— BEGIN DATASET CONTENT —
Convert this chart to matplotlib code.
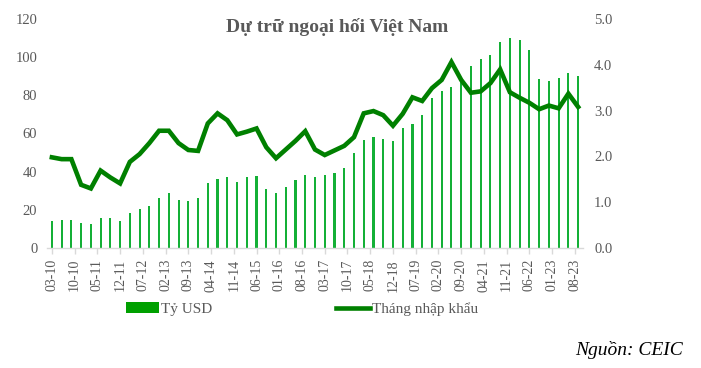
import numpy as np
import matplotlib
matplotlib.use("Agg")
import matplotlib.pyplot as plt
from matplotlib.patches import Patch
from matplotlib.lines import Line2D

# ----- DATA (quarterly, 03-2010 .. 09-2023) -----
reserves_busd = [14.1, 14.7, 14.7, 12.9, 12.6, 15.7, 15.9, 14.1, 18.3, 20.5,
                 22.0, 26.0, 28.8, 25.1, 24.8, 26.2, 34.0, 36.1, 37.0, 34.6,
                 37.2, 37.7, 30.9, 28.6, 31.9, 35.4, 38.0, 37.0, 38.2, 39.5,
                 41.7, 49.6, 56.7, 58.1, 57.2, 56.0, 62.8, 64.8, 69.6, 78.8,
                 82.4, 84.2, 88.0, 95.5, 99.0, 101.0, 107.7, 110.0, 108.9, 103.7,
                 88.3, 87.3, 89.0, 91.8, 90.0]
import_months = [1.98, 1.94, 1.94, 1.38, 1.30, 1.69, 1.54, 1.41, 1.88, 2.05,
                 2.29, 2.56, 2.56, 2.29, 2.14, 2.12, 2.72, 2.94, 2.79, 2.48,
                 2.54, 2.61, 2.20, 1.96, 2.15, 2.34, 2.55, 2.15, 2.03, 2.13,
                 2.23, 2.42, 2.94, 2.99, 2.90, 2.67, 2.93, 3.29, 3.21, 3.49,
                 3.67, 4.06, 3.67, 3.39, 3.42, 3.60, 3.90, 3.40, 3.28, 3.17,
                 3.03, 3.11, 3.05, 3.37, 3.08]
tick_labels = ["03-10", "10-10", "05-11", "12-11", "07-12", "02-13", "09-13", "04-14",
               "11-14", "06-15", "01-16", "08-16", "03-17", "10-17", "05-18", "12-18",
               "07-19", "02-20", "09-20", "04-21", "11-21", "06-22", "01-23", "08-23"]

# months counted from 01-2010
months = 2 + 3 * np.arange(len(reserves_busd))
tick_pos = 2 + 7 * np.arange(len(tick_labels))

GRAY = "#595959"
BAR_GREEN = "#14B036"
LEG_GREEN = "#00A000"
LINE_GREEN = "#008000"

plt.rcParams["font.family"] = ["Liberation Serif", "DejaVu Serif"]

fig = plt.figure(figsize=(7.01, 3.68), dpi=100)
ax = fig.add_axes([47 / 701, 1 - 248 / 368, (583 - 47) / 701, (248 - 19) / 368])
ax2 = ax.twinx()

ax.bar(months, reserves_busd, width=0.65, color=BAR_GREEN, zorder=2)
ax2.plot(months, import_months, color=LINE_GREEN, lw=3.3, solid_joinstyle="miter", zorder=3)

ax.set_xlim(0.5, 165.5)
ax.set_ylim(0, 120)
ax.set_yticks(np.arange(0, 121, 20))
ax2.set_ylim(0, 5)
ax2.set_yticks(np.arange(0, 5.01, 1.0))
ax2.set_yticklabels([f"{v:.1f}" for v in np.arange(0, 5.01, 1.0)])

ax.set_xticks(tick_pos)
ax.set_xticklabels(tick_labels, rotation=90)

for a in (ax, ax2):
    for s in a.spines.values():
        s.set_visible(False)
ax.spines["bottom"].set_visible(True)
ax.spines["bottom"].set_color("#D9D9D9")
ax.spines["bottom"].set_linewidth(1.0)

ax.tick_params(axis="x", colors="#D9D9D9", length=4, width=1, pad=4, labelsize=10,
               labelcolor=GRAY)
ax.tick_params(axis="y", length=0, pad=7, labelsize=10.5, labelcolor=GRAY)
ax2.tick_params(axis="y", length=0, pad=8, labelsize=10.5, labelcolor=GRAY)

fig.text(337 / 701, 1 - 27 / 368, "Dự trữ ngoại hối Việt Nam", ha="center", va="center",
         fontsize=14, fontweight="bold", color=GRAY)

handles = [Patch(facecolor=LEG_GREEN, edgecolor="none"),
           Line2D([], [], color=LINE_GREEN, lw=3.3)]
fig.legend(handles, ["Tỷ USD", "Tháng nhập khẩu"], loc="center",
           bbox_to_anchor=(302 / 701, 1 - 309 / 368), ncol=2, frameon=False,
           fontsize=11, labelcolor=GRAY, handlelength=2.2, handletextpad=0.15,
           columnspacing=8.1)

fig.text(683 / 701, 1 - 350 / 368, "Nguồn: CEIC", ha="right", va="center",
         fontsize=14, style="italic", color="black")

fig.savefig("out.png", dpi=100)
— END DATASET CONTENT —
== THE TASK ==
Leave out the pictures and retype every line above exactly.

== EXERCISE RESULT ==
Convert this chart to matplotlib code.
import numpy as np
import matplotlib
matplotlib.use("Agg")
import matplotlib.pyplot as plt
from matplotlib.patches import Patch
from matplotlib.lines import Line2D

# ----- DATA (quarterly, 03-2010 .. 09-2023) -----
reserves_busd = [14.1, 14.7, 14.7, 12.9, 12.6, 15.7, 15.9, 14.1, 18.3, 20.5,
                 22.0, 26.0, 28.8, 25.1, 24.8, 26.2, 34.0, 36.1, 37.0, 34.6,
                 37.2, 37.7, 30.9, 28.6, 31.9, 35.4, 38.0, 37.0, 38.2, 39.5,
                 41.7, 49.6, 56.7, 58.1, 57.2, 56.0, 62.8, 64.8, 69.6, 78.8,
                 82.4, 84.2, 88.0, 95.5, 99.0, 101.0, 107.7, 110.0, 108.9, 103.7,
                 88.3, 87.3, 89.0, 91.8, 90.0]
import_months = [1.98, 1.94, 1.94, 1.38, 1.30, 1.69, 1.54, 1.41, 1.88, 2.05,
                 2.29, 2.56, 2.56, 2.29, 2.14, 2.12, 2.72, 2.94, 2.79, 2.48,
                 2.54, 2.61, 2.20, 1.96, 2.15, 2.34, 2.55, 2.15, 2.03, 2.13,
                 2.23, 2.42, 2.94, 2.99, 2.90, 2.67, 2.93, 3.29, 3.21, 3.49,
                 3.67, 4.06, 3.67, 3.39, 3.42, 3.60, 3.90, 3.40, 3.28, 3.17,
                 3.03, 3.11, 3.05, 3.37, 3.08]
tick_labels = ["03-10", "10-10", "05-11", "12-11", "07-12", "02-13", "09-13", "04-14",
               "11-14", "06-15", "01-16", "08-16", "03-17", "10-17", "05-18", "12-18",
               "07-19", "02-20", "09-20", "04-21", "11-21", "06-22", "01-23", "08-23"]

# months counted from 01-2010
months = 2 + 3 * np.arange(len(reserves_busd))
tick_pos = 2 + 7 * np.arange(len(tick_labels))

GRAY = "#595959"
BAR_GREEN = "#14B036"
LEG_GREEN = "#00A000"
LINE_GREEN = "#008000"

plt.rcParams["font.family"] = ["Liberation Serif", "DejaVu Serif"]

fig = plt.figure(figsize=(7.01, 3.68), dpi=100)
ax = fig.add_axes([47 / 701, 1 - 248 / 368, (583 - 47) / 701, (248 - 19) / 368])
ax2 = ax.twinx()

ax.bar(months, reserves_busd, width=0.65, color=BAR_GREEN, zorder=2)
ax2.plot(months, import_months, color=LINE_GREEN, lw=3.3, solid_joinstyle="miter", zorder=3)

ax.set_xlim(0.5, 165.5)
ax.set_ylim(0, 120)
ax.set_yticks(np.arange(0, 121, 20))
ax2.set_ylim(0, 5)
ax2.set_yticks(np.arange(0, 5.01, 1.0))
ax2.set_yticklabels([f"{v:.1f}" for v in np.arange(0, 5.01, 1.0)])

ax.set_xticks(tick_pos)
ax.set_xticklabels(tick_labels, rotation=90)

for a in (ax, ax2):
    for s in a.spines.values():
        s.set_visible(False)
ax.spines["bottom"].set_visible(True)
ax.spines["bottom"].set_color("#D9D9D9")
ax.spines["bottom"].set_linewidth(1.0)

ax.tick_params(axis="x", colors="#D9D9D9", length=4, width=1, pad=4, labelsize=10,
               labelcolor=GRAY)
ax.tick_params(axis="y", length=0, pad=7, labelsize=10.5, labelcolor=GRAY)
ax2.tick_params(axis="y", length=0, pad=8, labelsize=10.5, labelcolor=GRAY)

fig.text(337 / 701, 1 - 27 / 368, "Dự trữ ngoại hối Việt Nam", ha="center", va="center",
         fontsize=14, fontweight="bold", color=GRAY)

handles = [Patch(facecolor=LEG_GREEN, edgecolor="none"),
           Line2D([], [], color=LINE_GREEN, lw=3.3)]
fig.legend(handles, ["Tỷ USD", "Tháng nhập khẩu"], loc="center",
           bbox_to_anchor=(302 / 701, 1 - 309 / 368), ncol=2, frameon=False,
           fontsize=11, labelcolor=GRAY, handlelength=2.2, handletextpad=0.15,
           columnspacing=8.1)

fig.text(683 / 701, 1 - 350 / 368, "Nguồn: CEIC", ha="right", va="center",
         fontsize=14, style="italic", color="black")

fig.savefig("out.png", dpi=100)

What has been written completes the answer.